Let’s be careful even as we give religious leaders secular jobs

President Uhuru Kenyatta chats with retired Archbishop of the Anglican Church of Kenya Eliud Wabukala during his 65th birthday celebration and farewell party at the Church's Bishopsbourne residence in Nairobi on June 26, 2016. He wants to be EACC chair. PHOTO | NATION MEDIA GROUP

What you need to know:

  • One would pray that churchmen – especially – would be careful before throwing themselves into this cesspit.
  • Wabukala’s current government assignment – that of chairman of the National Anti-Corruption Steering Committee – suits his calling quite perfectly.

I am inclined to agree with the people who are sceptical about the prospects of retired Anglican Archbishop Eliud Wabukala taking up the Ethics and Anti-Corruption Commission (EACC) job.

With all due respect, it is not that I expect the churchman to fail.

Nor am I insinuating that he is unqualified in a technical sense.

My point of departure is that we have picked a good man for the wrong job.

I must confess to have watched, with some trepidation over recent years, the process where religious personalities have increasingly taken up visibly secular, “political” roles.

This trend has been accelerated in part by the perception that the normal world of public officialdom has become deeply corrupted.

That might be the case, but turning to persons of a religious calling is not the solution.

Only the other day, we saw Parliament pack the selection committee for new IEBC commissioners with these pious types.

Sadly, the committee botched the initial shortlistings for the IEBC chairman with names deemed to be quite unsuitable from a political and ethnic perspective.

Only a subsequently expanded shortlist saved the day.

SUICIDAL TASK
The EACC job has traditionally been a minefield of controversy.

One would pray that churchmen – especially – would be careful before throwing themselves into this cesspit.

If our body politic is as rotten as it seems, let’s not additionally risk the integrity of other institutions that should morally referee things from a safe distance.

Wabukala’s current government assignment – that of chairman of the National Anti-Corruption Steering Committee – suits his calling quite perfectly.

Formed in 2004, the entity carries out public education, sensitisation and awareness campaigns against corruption.

However, the EACC is a different kettle of fish altogether.

The retired prelate will be expected to actively chase and secure the prosecution of corrupt criminals, many of them highly-placed and with an incentive to frustrate him by running rings around him.

None of his predecessors as EACC chairman has ever quite come out as a success in the job, and a few have ended up being actually disgraced.

It is a tough and thankless job, and any miss-step will rub off badly on the respected former archbishop.

The history of religious people indulging themselves in public commissions does not, unfortunately, inspire much confidence.

MURKY GROUND

I vividly recall the so-called Report on Devil Worship in Kenya commissioned in 1994 and chaired by the late Catholic prelate Archbishop Nicodemus Kirima.

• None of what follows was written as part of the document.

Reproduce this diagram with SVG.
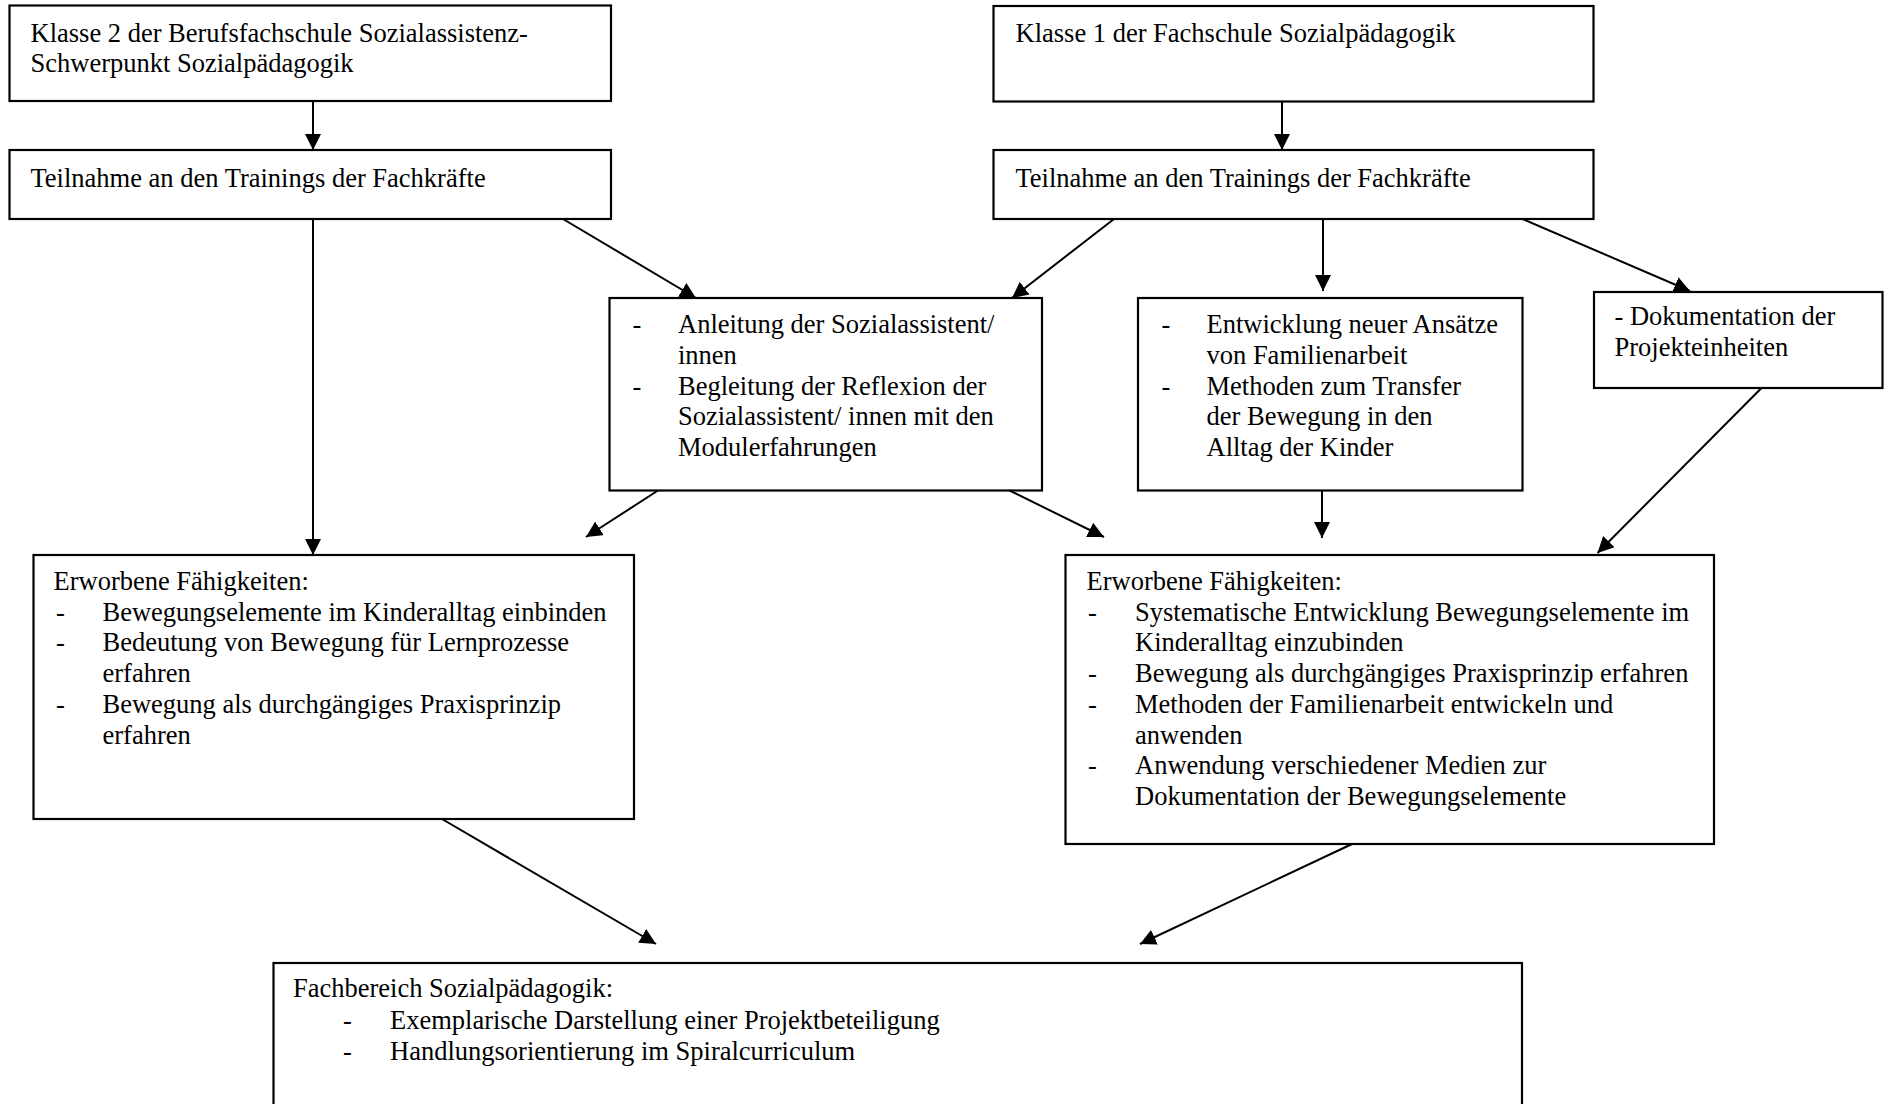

Though this was a quasi-religious commission whose setting up had been pressurised through a public furore kick-started by the same religious leaders, it was, in retrospect, a very ill-advised mission.

All that came out was a rather bizarre report that in the nature of its woolly assignment had no head or tail and which the government wisely shelved.

Wabukala, like Kirima before him, is by all accounts considered to be a conscientious man of God.

And that is precisely the problem when we rush to adorn such men with ill-fitting secular robes.

Many of their contemporary peers are not as well-spoken of.

We have seen plenty of hustlers from the less reputable cults who, in the name of the Almighty (and earthly glory), rush to win political jobs.

These charlatans only give religion as well as the vocation of public service a bad name.

Religious people inserting themselves into the political sphere in a somewhat excessive way has become commonplace.

Every day, you see them holding press conferences on all manner of worldly political obsessions.

They have become a staple of newspaper and TV news, and they look like they enjoy this non-spiritual publicity enormously.

SUCCESS

I have nothing in principle against churchmen pontificating on public affairs, but one supposes this would be done within a certain framework and with the expected gravitas.

All said, I don’t expect Wabukala not to become the next EACC chairman.

His name has already been forwarded for Parliamentary approval, which will almost certainly be a formality.

Let us all wish him the best in this new responsibility.

 ***
On a somewhat different tangent, I learnt over Christmas of a diocese in the Mt Kenya region which is asking parishioners to contribute Sh2,000 each to put up a retiring bishop’s home.

Simply by counting the thousands of parishioners, the sum looks excessive.

The late Cardinal Maurice Otunga did quite well in a simple home for old people.